I was quite transfixed with the story up until this critical juncture. Sira’s friendship with Rosalinda presents a pivotal turning point in her life. Dueñas’ narrative prose is exceptional and historical research thorough. The story moves quite quickly in Part One and is still captivating in Part Two (Tangiers in the 1930s) where we meet another interesting character named Félix who becomes a good friend to Sira. However, as the plot becomes more about politics and espionage, the characters who are introduced are unsympathetic and tedious, with the exception of Marcus Logan, but even he isn’t allowed to be truly remarkable until the very end and by then I just didn’t care.
A lot more occurs in The Time In Between, but I won’t give away the entire plot. It’s full of twists, turns and individuals whose lives later intersect. By Part Three, Dueñas started to lose me and from there on it took me a long time to finish reading the book. In Part Four, Sira, now using the name of Arish and pretending to be Moroccan, departs for Lisbon to try to infiltrate a textile distributor named Manuel Da Silva who is in business with the Third Reich.

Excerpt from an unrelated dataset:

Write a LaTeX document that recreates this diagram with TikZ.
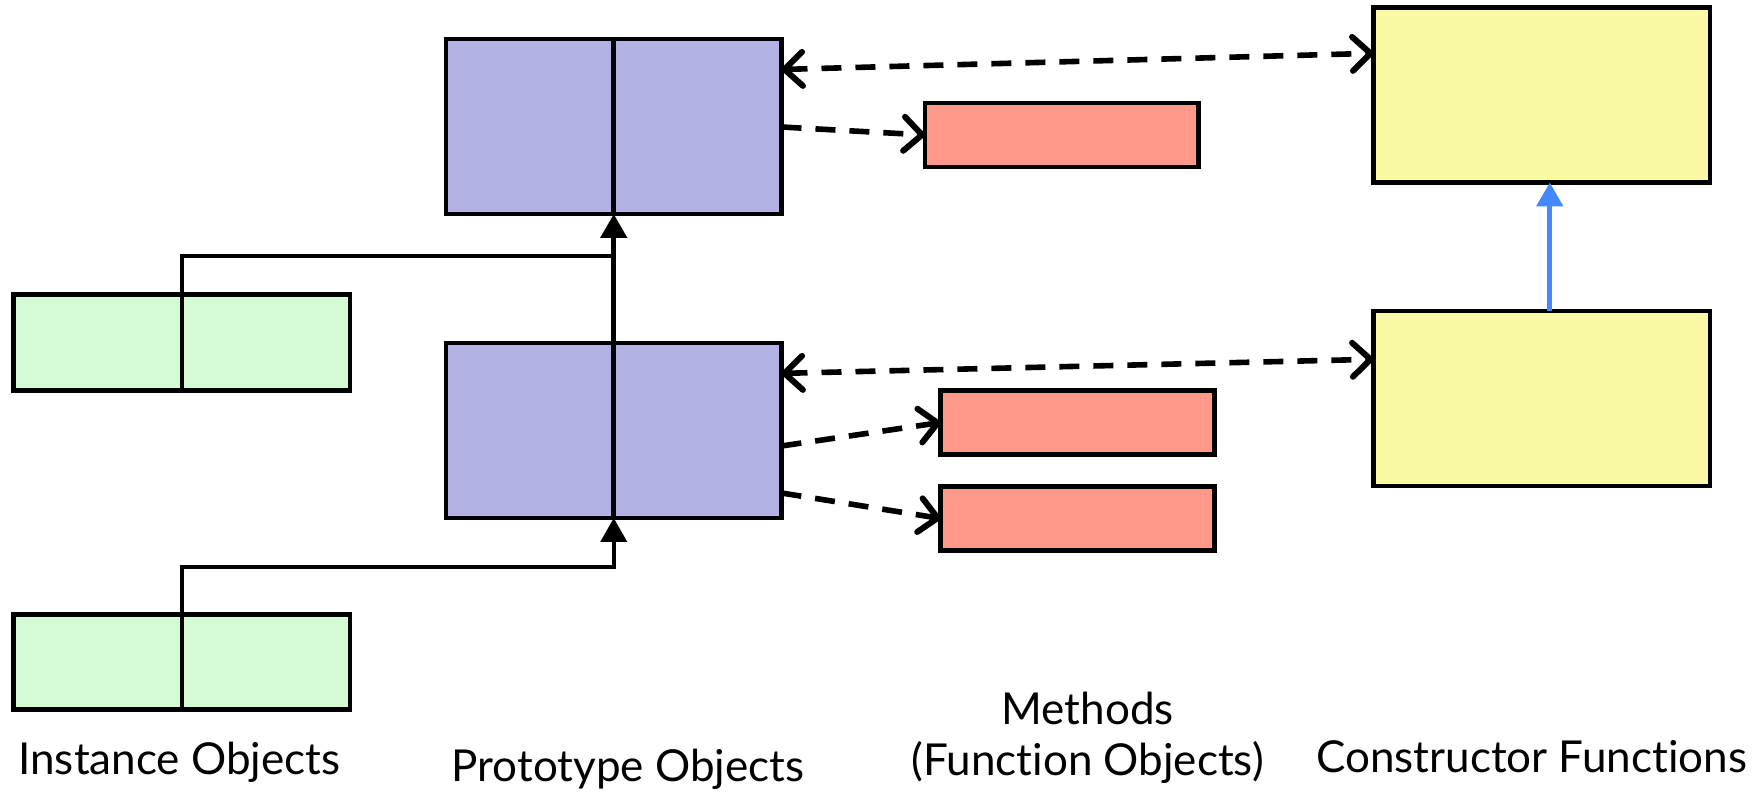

So in contradiction of Simon & Schuster’s synopsis, I found myself wishing the book would end because it moved from the second half on at a sluggish pace and I didn’t find much emphasis was put on the power of love at all. This is not a love story but rather the story of a gifted seamstress who discovers that she has what it takes to be a great spy, in spite of the people she cares about. This is just my opinion. A Nobel Prize Laureate loved it so I think you’ll have to decide for yourself.